The Business Case for Brisbane Metro is not a true business case as defined by some professional references. See the article ‘Value for Money Analysis’, under the Value/$$$ page, which defines what a business case should do.
In particular, the Case does not consider options for its transport network, such as suburban or light rail, but concentrates on how best to meet the travel demands of a bus network. It presumes dominating benefits of electric buses.
The Case claims a discounted benefit cost ratio (BCR) of 1.91 for $944 million (in 2017). However, the real cost will almost certainly be much higher.
Governments are experts at minimising the apparent cost of a project by the mistaken use (either to mislead or through incompetence) of what is generally referred to as discount cash flow (DCF) analysis.
The fundamental use and purpose of DCF is in the comparison of tendered options. However, even when there is no competing option to consider, the government misuses DCF to come up with minimal cost estimates, more palatable to the taxpaying public.

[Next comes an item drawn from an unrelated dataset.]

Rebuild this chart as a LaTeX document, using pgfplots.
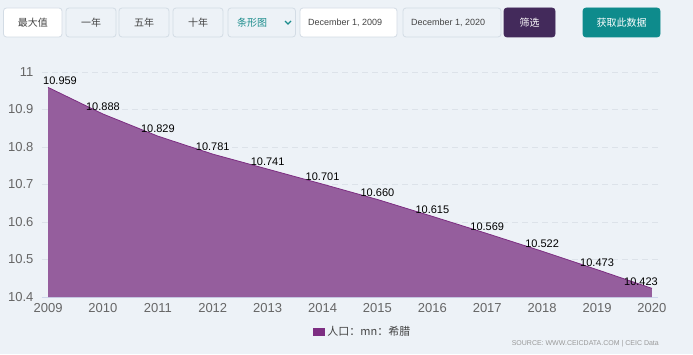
\documentclass[border=0pt]{standalone}
\usepackage{fontspec}
\setmainfont{Liberation Sans}
\newfontfamily\cjk{Noto Sans CJK SC}
\usepackage{pgfplots}
\pgfplotsset{compat=1.18}
\definecolor{bg}{HTML}{EDF2F7}
\definecolor{btnborder}{HTML}{D3DCE5}
\definecolor{txtdark}{HTML}{444444}
\definecolor{teal}{HTML}{1B8C8C}
\definecolor{tealbtn}{HTML}{0E8B8C}
\definecolor{purplebtn}{HTML}{432A5B}
\definecolor{areacol}{HTML}{955E9D}
\definecolor{seriescol}{HTML}{7D2E82}
\definecolor{gridcol}{HTML}{DCE2E9}
\definecolor{axislinecol}{HTML}{CCD6EB}
\definecolor{tickcol}{HTML}{666666}
\definecolor{srccol}{HTML}{999999}

\pgfplotstableread{
year val lab
2009 10.959 10.959
2010 10.888 10.888
2011 10.829 10.829
2012 10.781 10.781
2013 10.741 10.741
2014 10.701 10.701
2015 10.660 10.660
2016 10.615 10.615
2017 10.569 10.569
2018 10.522 10.522
2019 10.473 10.473
2020 10.423 10.423
}\datatable

\pgfplotstableread{
year val lab
2010 10.888 10.888
2011 10.829 10.829
2012 10.781 10.781
2013 10.741 10.741
2014 10.701 10.701
2015 10.660 10.660
2016 10.615 10.615
2017 10.569 10.569
2018 10.522 10.522
2019 10.473 10.473
}\midtable

\pgfplotstableread{
year val lab
2009 10.959 10.959
}\firsttable

\pgfplotstableread{
year val lab
2020 10.423 10.423
}\lasttable

\begin{document}
\begin{tikzpicture}
\begin{scope}[x=1pt,y=1pt]
\fill[bg] (0,0) rectangle (693,354);
% toolbar buttons
\tikzset{btn/.style={draw=btnborder, line width=0.8pt, rounded corners=3pt},
  btxt/.style={font=\cjk\fontsize{10}{12}\selectfont, text=txtdark, inner sep=0pt}}
\draw[btn, fill=white] (3.5,317) rectangle (62,346);
\node[btxt] at (32.75,331.5) {最大值};
\draw[btn, fill=bg] (66,317) rectangle (116,346);
\node[btxt] at (91,331.5) {一年};
\draw[btn, fill=bg] (119,317) rectangle (169,346);
\node[btxt] at (144,331.5) {五年};
\draw[btn, fill=bg] (173,317) rectangle (223,346);
\node[btxt] at (198,331.5) {十年};
\draw[btn, fill=bg] (228,317) rectangle (295.5,346);
\node[btxt, text=teal] at (252,331.5) {条形图};
\draw[teal, line width=1.3pt] (285,333) -- (288,330) -- (291,333);
\draw[btn, fill=white] (300,317) rectangle (397,346);
\node[btxt, font=\fontsize{9}{11}\selectfont, anchor=west] at (308,331.5) {December 1, 2009};
\draw[btn, fill=bg] (403,317) rectangle (501,346);
\node[btxt, font=\fontsize{9}{11}\selectfont, anchor=west] at (411,331.5) {December 1, 2020};
\draw[btn, draw=purplebtn, fill=purplebtn] (504,317) rectangle (555,346);
\node[btxt, text=white] at (529.5,331.5) {筛选};
\draw[btn, draw=tealbtn, fill=tealbtn] (583,317) rectangle (660,346);
\node[btxt, text=white] at (621.5,331.5) {获取此数据};
\node[anchor=east, font=\fontsize{7}{8}\selectfont, text=srccol, inner sep=0pt] at (659,10) {SOURCE: WWW.CEICDATA.COM | CEIC Data};
\end{scope}

\begin{axis}[
  at={(42pt,57pt)}, anchor=south west,
  scale only axis, width=616pt, height=225pt,
  xmin=2008.89, xmax=2020.11, ymin=10.4, ymax=11,
  axis line style={draw=none},
  major tick length=0pt,
  xtick={2009,2010,...,2020},
  ytick={10.4,10.5,10.6,10.7,10.8,10.9,11},
  ymajorgrids,
  grid style={gridcol, dash pattern=on 6pt off 4pt, line width=0.8pt},
  /pgf/number format/assume math mode=true,
  xticklabel style={/pgf/number format/1000 sep={}, font=\fontsize{13}{15}\selectfont, text=tickcol, yshift=-2.5pt},
  yticklabel style={/pgf/number format/fixed, /pgf/number format/precision=1, font=\fontsize{13}{15}\selectfont, text=tickcol, xshift=-5pt},
  legend style={at={(0.521,-0.156)}, anchor=center, draw=none, fill=none,
    font=\cjk\fontsize{11}{13}\selectfont, text=txtdark, inner sep=0pt},
  legend image code/.code={\fill[seriescol] (0pt,-4pt) rectangle (12pt,4pt);},
]
\draw[axislinecol, line width=0.8pt] (rel axis cs:0,0) -- (rel axis cs:1,0);
\addplot[fill=areacol, draw=none] table[x=year, y=val] {\datatable} \closedcycle;
\addlegendentry{人口：mn：希腊}
\addplot[draw=seriescol, line width=0.8pt, mark=none, forget plot] table[x=year, y=val] {\datatable};
\addplot[draw=none, mark=none, forget plot, nodes near coords, point meta=explicit symbolic,
  every node near coord/.append style={font=\fontsize{11}{13}\selectfont, text=black, inner sep=0pt, anchor=south, yshift=3pt}]
  table[x=year, y=val, meta=lab] {\midtable};
\addplot[draw=none, mark=none, forget plot, nodes near coords, point meta=explicit symbolic,
  every node near coord/.append style={font=\fontsize{11}{13}\selectfont, text=black, inner sep=0pt, anchor=south, yshift=3pt, xshift=12pt}]
  table[x=year, y=val, meta=lab] {\firsttable};
\addplot[draw=none, mark=none, forget plot, nodes near coords, point meta=explicit symbolic,
  every node near coord/.append style={font=\fontsize{11}{13}\selectfont, text=black, inner sep=0pt, anchor=south, yshift=3pt, xshift=-11pt}]
  table[x=year, y=val, meta=lab] {\lasttable};
\end{axis}
\pgfresetboundingbox
\useasboundingbox (0pt,0pt) rectangle (693pt,354pt);
\end{tikzpicture}
\end{document}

Although the Case does not mention the discount rate used, an assumed rate of 7.2% per annum (as assumed in the Canberra light rate Business Case) would mean a real cost of some $1.5 billion by 2024. At the bare minimum, the probable cost would be about $1.15 to $1.20 billion by 2024, assuming average contracted escalation indexes of 2 to 3% pa). The Case does not provide any details to justify the project cost claim.